MOBILIARIO URBANO por ÁNGEL RESA
Recordamos a nuestros muertos el día 1, como si no los añorásemos el resto del año
El bolero reclama al reloj que no marque las horas, pero falta encontrar un antídoto para el avance del tiempo. Del mismo modo el calendario nos obliga a cumplir ciertos ritos con el carácter imperativo del decreto-ley. Y demuestra, además, que siempre habrá divisiones, incluso después de la muerte. Quien elude la visita al cementerio el día de Todos los Santos asume el riesgo de que le apunten como sospechoso por no participar en los usos sociales de conveniencia. Solo una fecha después se presenta la festividad ‘menor’ de los difuntos, algo así como cadáveres de clase turista. Elegimos peregrinar a la tumba el 1 de noviembre, tal vez para negar el rango inferior de los familiares que se nos fueron o quizá por construirnos la ilusión de que actuaron como santos en vida.
Curiosa, por no calificarla de otra manera, la obligación de acatar los mandamientos del calendario. A los pocos segundos de estrenar el año toca descorchar cava, brindar ruidosamente y lanzar confetis por la ventana. Del 4 al 9 de agosto hay que divertirse por mucho que se lleven clavados los puñales en el alma. Y según arranca el noviembre de las tardes breves, las hojas cobrizas y los puntapiés a las castañas tenemos que acordarnos de nuestros muertos. Como si no los echáramos en falta los 364 días restantes del año. En fin, la vida está sujeta a programación y los camposantos vacíos de tantas jornadas se transformaron el jueves en recintos coloristas de flores, en llantos cuajados de pena y en el crujir de los dientes. Esta vez, sobre todo, por el vendaval con orientación sur que se empeñaba en alterar la paz del cementerio.
Los urbanos de Tuvisa acercan muchedumbres a El Salvador, los guardias locales establecen el límite hasta donde pueden avanzar los coches y se disponen eriales embarrados para aparcarlos. A ambos lados del acceso a la puerta del camposanto se alinean los puestos botánicos que tratan de hacer el agosto en noviembre. Hasta en ello se nota la crisis. Mucha gente con bolsas de plástico en la mano ya ha comprado con antelación los crisantemos que salen más caros ‘in situ’. Las rachas de aire desatado hacen rodar tiestos y las copas frondosas de los árboles se cimbrean a los sones macabros de los muertos.
Ni siquiera en la entrada de El Salvador quedan ocultas las protestas de los funcionarios municipales.
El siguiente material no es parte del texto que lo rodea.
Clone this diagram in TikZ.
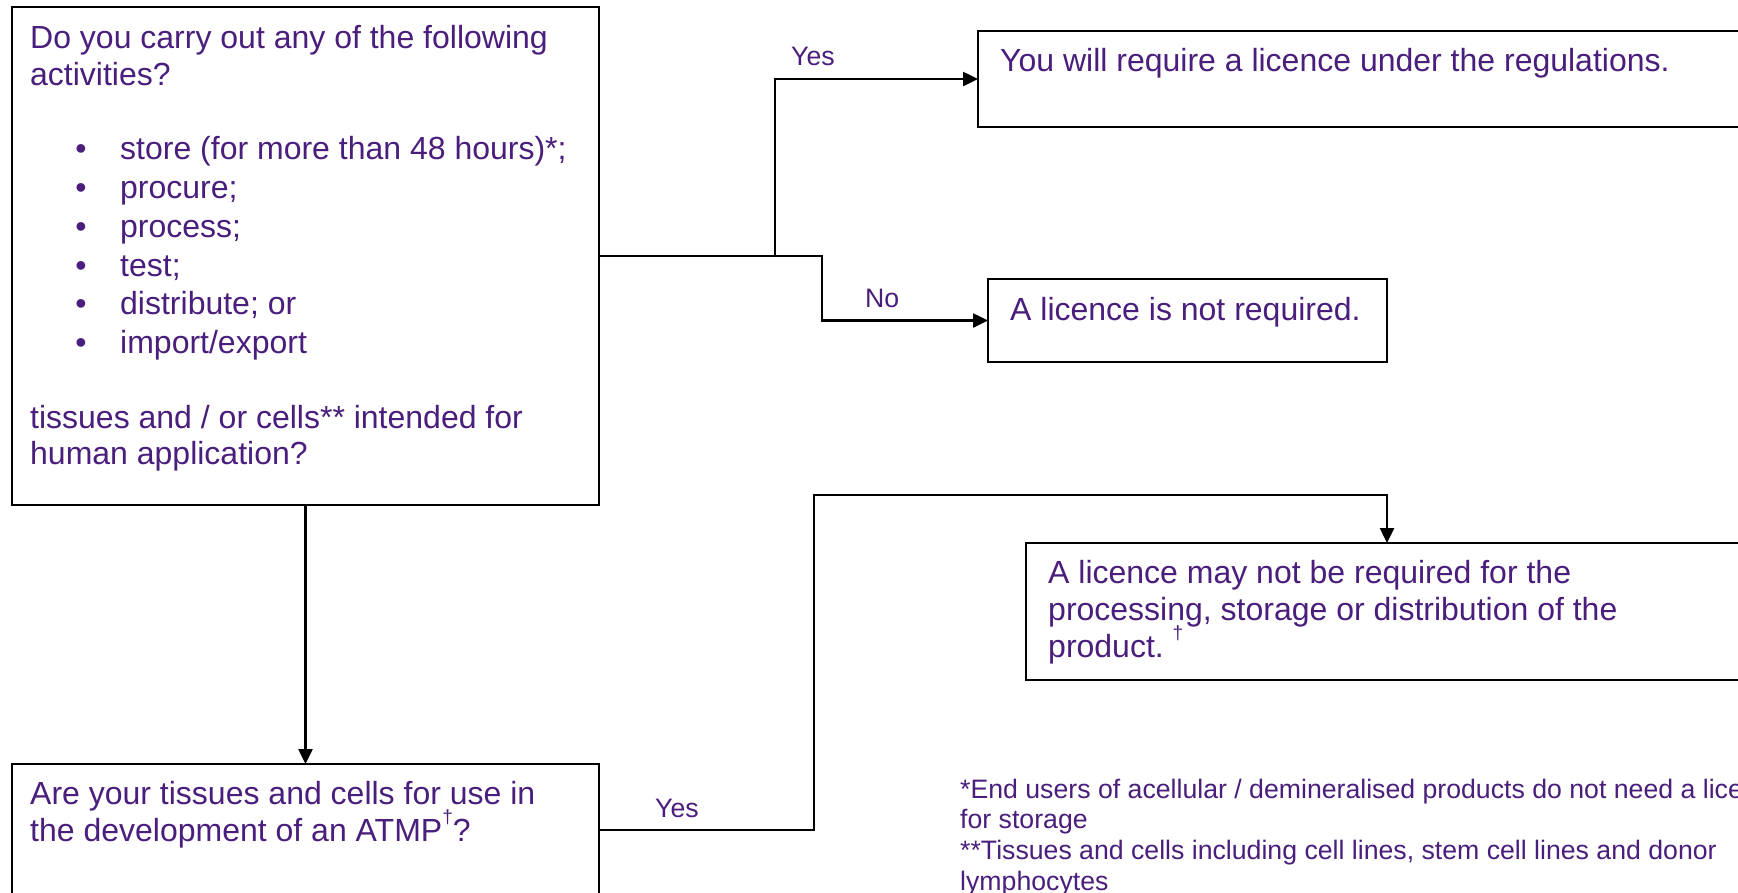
\documentclass[tikz,border=0pt]{standalone}
\usepackage{fontspec}
\setmainfont{Liberation Sans}
\usetikzlibrary{arrows.meta}
\definecolor{txt}{HTML}{4A1E7C}
\begin{document}
\begin{tikzpicture}[x=1pt,y=-1pt,
  box/.style={draw=black, line width=2pt, rectangle, inner sep=0pt, outer sep=0pt, anchor=north west},
  conn/.style={draw=black, line width=2.5pt},
  arr/.style={conn, -{Triangle[length=15pt,width=14pt]}},
  big/.style={text=txt, inner sep=0pt, anchor=base west, font=\fontsize{32}{36.8}\selectfont},
  small/.style={text=txt, inner sep=0pt, anchor=base west, font=\fontsize{26.67}{30.6}\selectfont},
  bul/.style={text=txt, inner sep=0pt, anchor=base, font=\fontsize{32}{36.8}\selectfont}
]
\useasboundingbox (0,0) rectangle (1738,892);
\fill[white] (0,0) rectangle (1738,892);
\clip (0,0) rectangle (1738,892);

% boxes
\node[box, minimum width=587pt, minimum height=498pt] (qa) at (12,7) {};
\node[box, minimum width=587pt, minimum height=132pt] (qb) at (12,764) {};
\node[box, minimum width=770pt, minimum height=96pt] (qc) at (978,31) {};
\node[box, minimum width=399pt, minimum height=83pt] (qd) at (988,279) {};
\node[box, minimum width=722pt, minimum height=137pt] (qe) at (1026,543) {};

% box A text
\node[big] (a1) at (30,48) {Do you carry out any of the following};
\node[big] (a2) at (30,85) {activities?};
\foreach \y/\t [count=\i] in {159/{store (for more than 48 hours)*;},198/{procure;},237/{process;},276/{test;},314/{distribute; or},353/{import/export}}{
  \node[bul] (b\i) at (81,\y) {•};
  \node[big] (l\i) at (120,\y) {\t};
}
\node[big] (a3) at (30,428) {tissues and / or cells** intended for};
\node[big] (a4) at (30,464) {human application?};

% box B text
\node[big] (bt1) at (30,804) {Are your tissues and cells for use in};
\node[big] (bt2) at (30,841) {the development of an ATMP\raisebox{0.55em}{\fontsize{19}{19}\selectfont †}?};

% box C, D, E text
\node[big] (ct) at (1000,71) {You will require a licence under the regulations.};
\node[big] (dt) at (1010,320) {A licence is not required.};
\node[big] (et1) at (1048,583) {A licence may not be required for the};
\node[big] (et2) at (1048,620) {processing, storage or distribution of the};
\node[big] (et3) at (1048,657) {product.\ \raisebox{0.55em}{\fontsize{19}{19}\selectfont †}};

% footnotes
\node[small] (f1) at (960,798) {*End users of acellular / demineralised products do not need a licence};
\node[small] (f2) at (960,828) {for storage};
\node[small] (f3) at (960,859) {**Tissues and cells including cell lines, stem cell lines and donor};
\node[small] (f4) at (960,890) {lymphocytes};

% labels
\node[small] (yes1) at (791,65) {Yes};
\node[small] (no1) at (865,307) {No};
\node[small] (yes2) at (655,817) {Yes};

% connectors
\coordinate (jy) at ([xshift=176pt]qa.east);
\coordinate (jn) at ([xshift=223pt]qa.east);
\coordinate (lv) at (814,495);
\draw[arr] (qa.east) -- (jn) |- (qd.west);
\draw[arr] (jy) |- (qc.west);
\draw[arr] (qa.south) -- (qb.north);
\draw[arr] (qb.east) -| (lv) -| (qe.north);
\end{tikzpicture}
\end{document}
Carteles encelados en las paredes maldicen los recortes que, según los autores, aportan más desasosiegos que beneficios. Es pronto y aún el cementerio no parece un trasiego incesante y humano. En cambio, las lápidas se muestran llenas de flores, un síntoma de que el personal ha decorado anticipadamente el escenario para que el célebre día 1, el del imperativo legal, ya luzca con ese esplendor que rinde homenaje a los difuntos. Los gitanos entienden la familia con los códigos del clan, mediante un fervor religioso y una defensa numantina de los lazos propiciados por la sangre. Van al camposanto en furgonetas llenas de gente, hablan en voz alta con los tiestos en la mano y aprovechan la jornada para unirse en torno a quienes les dejaron.
No sé si le pasa a más gente, me imagino que sí. Según avanzo por las calles con nombre de santos miro las fechas de los entierros cinceladas en la lápida para conocer cuánto vivió cada muerto. Y algo se quiebra por dentro al ver óbitos tan prematuros, existencias cortas que apenas tuvieron oportunidades en este valle de lágrimas y tal vez las tengan ahora si de verdad existiera el más allá. Es la hora de dejar El Salvador tras depositar las flores a los pies del sepulcro, musitar oraciones o permanecer en silencio mientras la mente recuerda pasajes concretos, nostalgias imperecederas. Y la charla en el coche, de vuelta a casa, donde nuestro ser querido con presunta visa al cielo sale tan bien parado. Seguramente como se merece.